Shifts in Budget Line

Written by the Fiveable Content Team • Last updated September 2025
Written by the Fiveable Content Team • Last updated September 2025

Definition

Shifts in the budget line represent changes in a consumer's purchasing power due to variations in income or prices of goods. When the budget line shifts, it indicates a change in the combination of two goods that can be purchased, affecting the consumer's ability to reach their desired utility levels. These shifts are crucial for understanding consumer choice and how they react to changes in economic conditions.

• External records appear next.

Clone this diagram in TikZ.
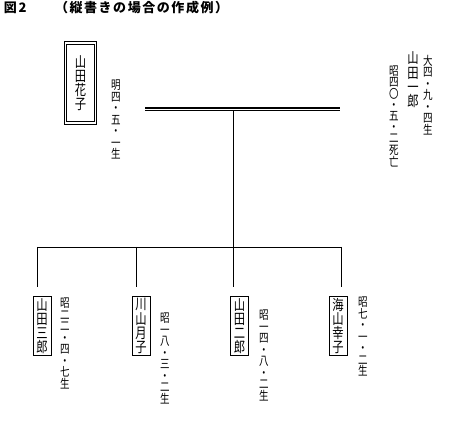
\documentclass[tikz,border=0pt]{standalone}
\usepackage{fontspec}
\newfontfamily\jp[LetterSpace=12]{Noto Sans CJK JP}
\newfontfamily\jpn[FakeStretch=0.78]{Noto Sans CJK JP}
\tikzset{
  every node/.style={inner sep=0pt, outer sep=0pt},
  vname/.style={font=\jpn\fontsize{14.5}{14.2}\selectfont, align=center},
  vdate/.style={font=\jpn\fontsize{12.2}{11.5}\selectfont, align=center},
  vdatetight/.style={font=\jpn\fontsize{12.2}{11.2}\selectfont, align=center},
  head/.style={font=\jp\bfseries\fontsize{13}{13}\selectfont, anchor=base west},
  childbox/.style={vname, draw, line width=0.8pt, minimum width=18pt, minimum height=59pt},
  motherbox/.style={vname, draw, double, line width=0.8pt, double distance=1.6pt, minimum width=30pt, minimum height=80pt},
  link/.style={line width=0.7pt},
  marriage/.style={double, line width=1.1pt, double distance=1.8pt},
}
\begin{document}
\begin{tikzpicture}[x=1pt,y=-1pt]
\useasboundingbox (0,0) rectangle (449,427);
% heading
\node[head] (fig) at (4,13) {図2};
\node[head] (cap) at (55,13) {（縦書きの場合の作成例）};
% parents
\node[motherbox] (mother) at (80.5,83) {山\\田\\花\\子};
\node[vdate, anchor=north] (mdate) at (116,80) {明\\四\\・\\五\\・\\一\\生};
\node[vname, anchor=north] (father) at (413,52) {山\\田\\一\\郎};
\node[vdate, anchor=north] (fborn) at (428,55) {大\\四\\・\\九\\・\\四\\生};
\node[vdatetight, anchor=north] (fdied) at (394,66) {昭\\四\\〇\\・\\五\\・\\二\\死\\亡};
% marriage line
\coordinate (mL) at (145,109.5);
\coordinate (mR) at (340,109.5);
\draw[marriage] (mL) -- (mR);
\coordinate (jn) at (233,111);
% sibling bar
\coordinate (hb1) at (37,247);
\coordinate (hb2) at (136,247);
\coordinate (hb3) at (233,247);
\coordinate (hb4) at (341,247);
\draw[link] (jn) -- (hb3);
\draw[link] (hb1) -- (hb4);
\coordinate (t1) at (37,287);
\coordinate (t2) at (136,287);
\coordinate (t3) at (233,287);
\coordinate (t4) at (341,287);
\draw[link] (hb1) -- (t1);
\draw[link] (hb2) -- (t2);
\draw[link] (hb3) -- (t3);
\draw[link] (hb4) -- (t4);
% children
\node[childbox] (c1) at (42,326) {山\\田\\三\\郎};
\node[childbox] (c2) at (141,326) {川\\山\\月\\子};
\node[childbox] (c3) at (239.5,326) {山\\田\\二\\郎};
\node[childbox] (c4) at (338,326) {海\\山\\幸\\子};
\node[vdate, anchor=north] (d1) at (65,298) {昭\\二\\二\\・\\四\\・\\七\\生};
\node[vdate, anchor=north] (d2) at (165,313) {昭\\一\\八\\・\\三\\・\\二\\生};
\node[vdate, anchor=north] (d3) at (264,310) {昭\\一\\四\\・\\八\\・\\二\\生};
\node[vdate, anchor=north] (d4) at (363,297) {昭\\七\\・\\一\\・\\二\\生};
\end{tikzpicture}
\end{document}
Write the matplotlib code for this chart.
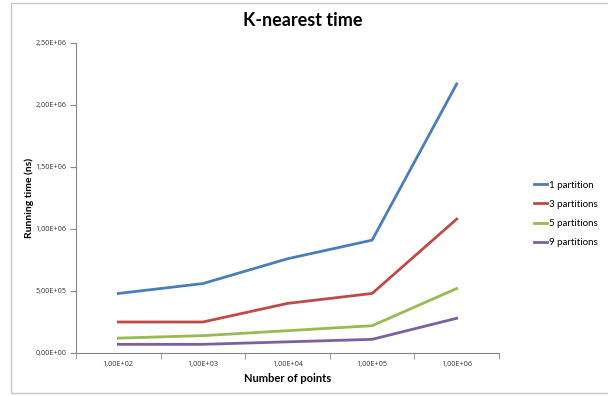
import matplotlib.pyplot as plt
from matplotlib.patches import Rectangle

# number of points (categorical axis, Excel-style)
categories = ["1,00E+02", "1,00E+03", "1,00E+04", "1,00E+05", "1,00E+06"]

# running time in ns
time_1p = [4.8e5, 5.6e5, 7.6e5, 9.1e5, 2.17e6]
time_3p = [2.5e5, 2.5e5, 4.0e5, 4.8e5, 1.08e6]
time_5p = [1.2e5, 1.4e5, 1.8e5, 2.2e5, 5.2e5]
time_9p = [7.0e4, 7.0e4, 9.0e4, 1.1e5, 2.8e5]

series = [
    ("1 partition", time_1p, "#4a7ebb"),
    ("3 partitions", time_3p, "#be4b48"),
    ("5 partitions", time_5p, "#98b954"),
    ("9 partitions", time_9p, "#7d60a0"),
]

plt.rcParams["font.family"] = ["Lato", "DejaVu Sans"]
tick_font = {"family": "Open Sans", "size": 5.2, "color": "#333333"}

W, H = 608, 396
fig = plt.figure(figsize=(W / 100, H / 100), dpi=100)
ax = fig.add_axes([76 / W, 1 - 353 / H, (499 - 76) / W, (353 - 43) / H])

# chart border
fig.patches.append(Rectangle((11 / W, 3 / H), 1.2, (393 - 3) / H, transform=fig.transFigure,
                             fill=False, edgecolor="#c8c8c8", linewidth=1.0))

x = list(range(len(categories)))
for label, vals, color in series:
    ax.plot(x, vals, color=color, linewidth=2.0, label=label)

ax.set_xlim(-0.5, len(categories) - 0.5)
ax.set_ylim(0, 2.5e6)
yticks = [0, 5e5, 1e6, 1.5e6, 2e6, 2.5e6]
ax.set_yticks(yticks)
ax.set_yticklabels([f"{v:.2E}".replace(".", ",") for v in yticks], fontdict=tick_font)
ax.set_xticks(x)
ax.set_xticklabels(categories, fontdict=tick_font)
ax.set_xticks([i - 0.5 for i in range(len(categories) + 1)], minor=True)
ax.tick_params(axis="x", which="major", length=0, pad=6)
ax.tick_params(axis="x", which="minor", length=4, color="#868686", direction="out")
ax.tick_params(axis="y", length=4, color="#868686", direction="out", pad=3)

for side in ["top", "right"]:
    ax.spines[side].set_visible(False)
for side in ["left", "bottom"]:
    ax.spines[side].set_color("#868686")
    ax.spines[side].set_linewidth(0.8)

ax.set_xlabel("Number of points", fontsize=8, fontweight="bold", labelpad=3)
ax.set_ylabel("Running time (ns)", fontsize=7.5, fontweight="bold", labelpad=1)
fig.text(303 / W, 1 - 20 / H, "K-nearest time", ha="center", va="center",
         fontsize=13, fontweight="bold")

fig.legend(loc="center left", bbox_to_anchor=(525 / W, 1 - 214 / H), frameon=False,
           fontsize=7, handlelength=1.4, handletextpad=0.2, labelspacing=1.05)

fig.savefig("out.png", dpi=100)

5 Must Know Facts For Your Next Test

  1. An outward shift in the budget line occurs when income increases or the price of one good decreases, allowing consumers to purchase more of both goods.
  2. An inward shift happens when income decreases or the price of one or both goods increases, limiting purchasing options.
  3. The slope of the budget line reflects the trade-off between two goods and changes when the prices of these goods change.
  4. Shifts in the budget line impact consumer choices and can lead to a movement along the indifference curves as individuals seek to maximize utility.
  5. Understanding shifts in budget lines helps analyze how economic policies, such as taxes or subsidies, affect consumer behavior.

Review Questions

  • How do changes in income influence shifts in the budget line and subsequently impact consumer choice?
    • Changes in income directly influence shifts in the budget line. An increase in income results in an outward shift, allowing consumers to purchase more of both goods. This gives consumers more options and may lead them to choose higher utility levels along their indifference curves. Conversely, a decrease in income causes an inward shift, restricting purchasing power and forcing consumers to adjust their choices based on limited options.
  • What role does the price of goods play in determining shifts in the budget line and how does this relate to opportunity cost?
    • The price of goods plays a significant role in determining shifts in the budget line. If the price of one good decreases, the budget line will shift outward, allowing consumers to afford more of that good relative to others. This change reflects opportunity cost as consumers consider what they must give up to obtain additional units of one good over another. Understanding these shifts helps illuminate consumer decision-making processes when faced with fluctuating prices.
  • Evaluate the implications of budget line shifts on overall market demand and individual consumer behavior during economic changes.
    • Shifts in budget lines have profound implications for overall market demand as they influence individual consumer behavior. When a budget line shifts outward due to increased income or lower prices, demand for goods typically rises as consumers feel wealthier and can afford more. In contrast, inward shifts can lead to decreased demand as purchasing power diminishes. Analyzing these shifts helps economists understand how external economic changes affect market trends and consumer welfare.